## Exercise brief:
Draw out every line with the word "React" from the listing below.

## Stored dataset items:
━━━━━━━━━━━━━━━━━━━━━━━━━━━━━━

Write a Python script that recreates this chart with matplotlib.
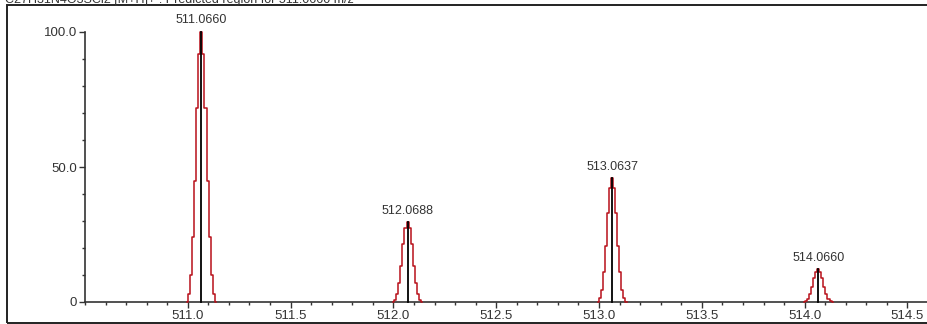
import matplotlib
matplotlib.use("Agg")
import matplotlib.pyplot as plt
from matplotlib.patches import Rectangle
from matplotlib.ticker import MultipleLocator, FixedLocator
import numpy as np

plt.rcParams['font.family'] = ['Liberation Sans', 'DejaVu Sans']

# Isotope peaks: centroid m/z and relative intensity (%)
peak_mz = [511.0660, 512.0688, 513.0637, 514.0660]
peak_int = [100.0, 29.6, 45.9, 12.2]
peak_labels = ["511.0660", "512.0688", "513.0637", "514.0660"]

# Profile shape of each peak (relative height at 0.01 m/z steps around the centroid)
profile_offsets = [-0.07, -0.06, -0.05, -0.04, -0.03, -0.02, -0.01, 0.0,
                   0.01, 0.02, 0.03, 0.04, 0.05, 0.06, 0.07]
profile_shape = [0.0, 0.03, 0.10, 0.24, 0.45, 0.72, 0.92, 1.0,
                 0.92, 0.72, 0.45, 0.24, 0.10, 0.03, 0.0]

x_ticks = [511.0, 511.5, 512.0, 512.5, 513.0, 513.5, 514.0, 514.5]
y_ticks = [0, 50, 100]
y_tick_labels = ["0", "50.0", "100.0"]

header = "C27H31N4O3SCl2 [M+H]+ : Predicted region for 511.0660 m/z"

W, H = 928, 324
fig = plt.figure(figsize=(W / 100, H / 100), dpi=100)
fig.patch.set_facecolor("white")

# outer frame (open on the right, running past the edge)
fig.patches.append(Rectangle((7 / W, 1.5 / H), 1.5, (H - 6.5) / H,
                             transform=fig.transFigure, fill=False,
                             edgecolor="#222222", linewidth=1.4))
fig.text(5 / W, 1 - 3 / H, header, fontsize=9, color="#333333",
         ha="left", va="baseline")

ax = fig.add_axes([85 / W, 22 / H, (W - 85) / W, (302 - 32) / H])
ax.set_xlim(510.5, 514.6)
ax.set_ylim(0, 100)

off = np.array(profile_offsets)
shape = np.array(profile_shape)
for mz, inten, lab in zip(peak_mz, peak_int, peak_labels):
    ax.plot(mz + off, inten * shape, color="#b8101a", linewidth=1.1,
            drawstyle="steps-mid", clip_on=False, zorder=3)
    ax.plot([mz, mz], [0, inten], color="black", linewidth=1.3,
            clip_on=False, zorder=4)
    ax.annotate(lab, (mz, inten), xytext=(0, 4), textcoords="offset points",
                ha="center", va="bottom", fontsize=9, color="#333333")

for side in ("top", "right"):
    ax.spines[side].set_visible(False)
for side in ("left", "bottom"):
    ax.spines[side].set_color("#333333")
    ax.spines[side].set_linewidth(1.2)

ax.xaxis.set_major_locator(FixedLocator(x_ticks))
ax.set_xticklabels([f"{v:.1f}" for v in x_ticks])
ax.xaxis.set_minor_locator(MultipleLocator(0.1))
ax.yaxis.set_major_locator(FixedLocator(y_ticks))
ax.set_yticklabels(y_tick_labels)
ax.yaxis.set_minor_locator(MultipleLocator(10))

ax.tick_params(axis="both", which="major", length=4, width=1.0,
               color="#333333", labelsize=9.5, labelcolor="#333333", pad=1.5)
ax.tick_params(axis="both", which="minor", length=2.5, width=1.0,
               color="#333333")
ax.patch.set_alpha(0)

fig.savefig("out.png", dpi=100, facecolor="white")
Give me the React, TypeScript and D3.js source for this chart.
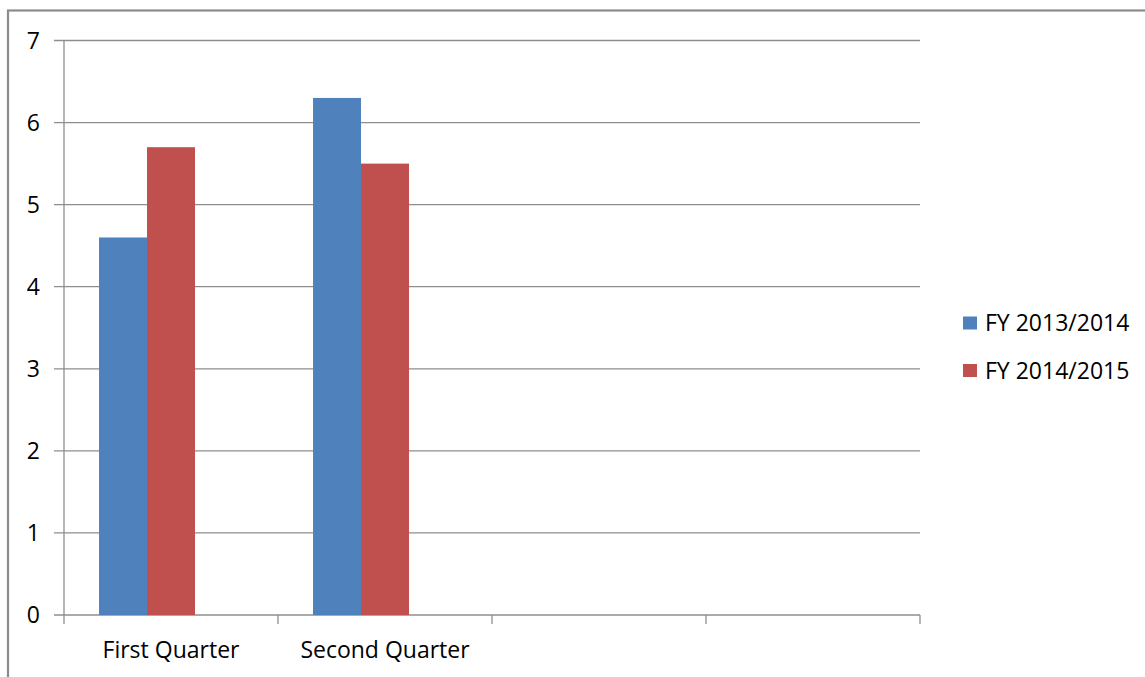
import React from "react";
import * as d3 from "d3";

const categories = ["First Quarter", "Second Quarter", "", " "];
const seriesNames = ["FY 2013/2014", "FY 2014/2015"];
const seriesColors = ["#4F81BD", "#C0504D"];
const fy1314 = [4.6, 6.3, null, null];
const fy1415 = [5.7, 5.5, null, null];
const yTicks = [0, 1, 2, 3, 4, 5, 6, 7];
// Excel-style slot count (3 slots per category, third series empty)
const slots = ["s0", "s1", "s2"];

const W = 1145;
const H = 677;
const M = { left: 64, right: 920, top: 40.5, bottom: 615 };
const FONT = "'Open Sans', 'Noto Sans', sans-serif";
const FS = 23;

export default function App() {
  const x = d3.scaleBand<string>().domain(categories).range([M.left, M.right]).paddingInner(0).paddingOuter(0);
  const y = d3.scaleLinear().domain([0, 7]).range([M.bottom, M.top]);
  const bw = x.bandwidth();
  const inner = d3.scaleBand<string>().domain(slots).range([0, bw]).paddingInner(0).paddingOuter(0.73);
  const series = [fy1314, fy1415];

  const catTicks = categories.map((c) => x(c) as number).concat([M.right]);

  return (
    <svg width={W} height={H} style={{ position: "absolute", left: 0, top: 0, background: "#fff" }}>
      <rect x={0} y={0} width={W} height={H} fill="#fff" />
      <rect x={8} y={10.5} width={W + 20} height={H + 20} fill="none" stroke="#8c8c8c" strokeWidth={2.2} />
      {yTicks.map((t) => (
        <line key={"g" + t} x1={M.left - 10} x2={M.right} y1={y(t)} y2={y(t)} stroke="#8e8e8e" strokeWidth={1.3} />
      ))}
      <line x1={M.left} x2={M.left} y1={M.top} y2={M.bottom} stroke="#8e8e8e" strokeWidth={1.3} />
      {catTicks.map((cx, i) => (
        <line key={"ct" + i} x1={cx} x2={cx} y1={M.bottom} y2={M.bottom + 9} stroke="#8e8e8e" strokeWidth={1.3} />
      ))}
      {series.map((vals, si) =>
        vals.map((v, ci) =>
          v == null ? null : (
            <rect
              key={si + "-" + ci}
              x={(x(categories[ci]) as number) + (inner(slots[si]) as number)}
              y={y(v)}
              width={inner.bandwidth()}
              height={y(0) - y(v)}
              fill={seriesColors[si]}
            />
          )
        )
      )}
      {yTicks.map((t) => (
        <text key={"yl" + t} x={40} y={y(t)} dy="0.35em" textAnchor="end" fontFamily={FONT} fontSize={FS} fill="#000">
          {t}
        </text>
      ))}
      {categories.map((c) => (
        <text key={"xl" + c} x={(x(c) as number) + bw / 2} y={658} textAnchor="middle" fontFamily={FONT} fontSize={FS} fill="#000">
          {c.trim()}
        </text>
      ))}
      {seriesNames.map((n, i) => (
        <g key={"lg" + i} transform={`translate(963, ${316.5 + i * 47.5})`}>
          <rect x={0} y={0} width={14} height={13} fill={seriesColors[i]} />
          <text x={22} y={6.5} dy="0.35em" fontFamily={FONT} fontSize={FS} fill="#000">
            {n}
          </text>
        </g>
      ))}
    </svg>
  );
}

━━━━━━━━━━━━━━━━━━━━━━━━━━━━━━

## Exercise answer:
Give me the React, TypeScript and D3.js source for this chart.
import React from "react";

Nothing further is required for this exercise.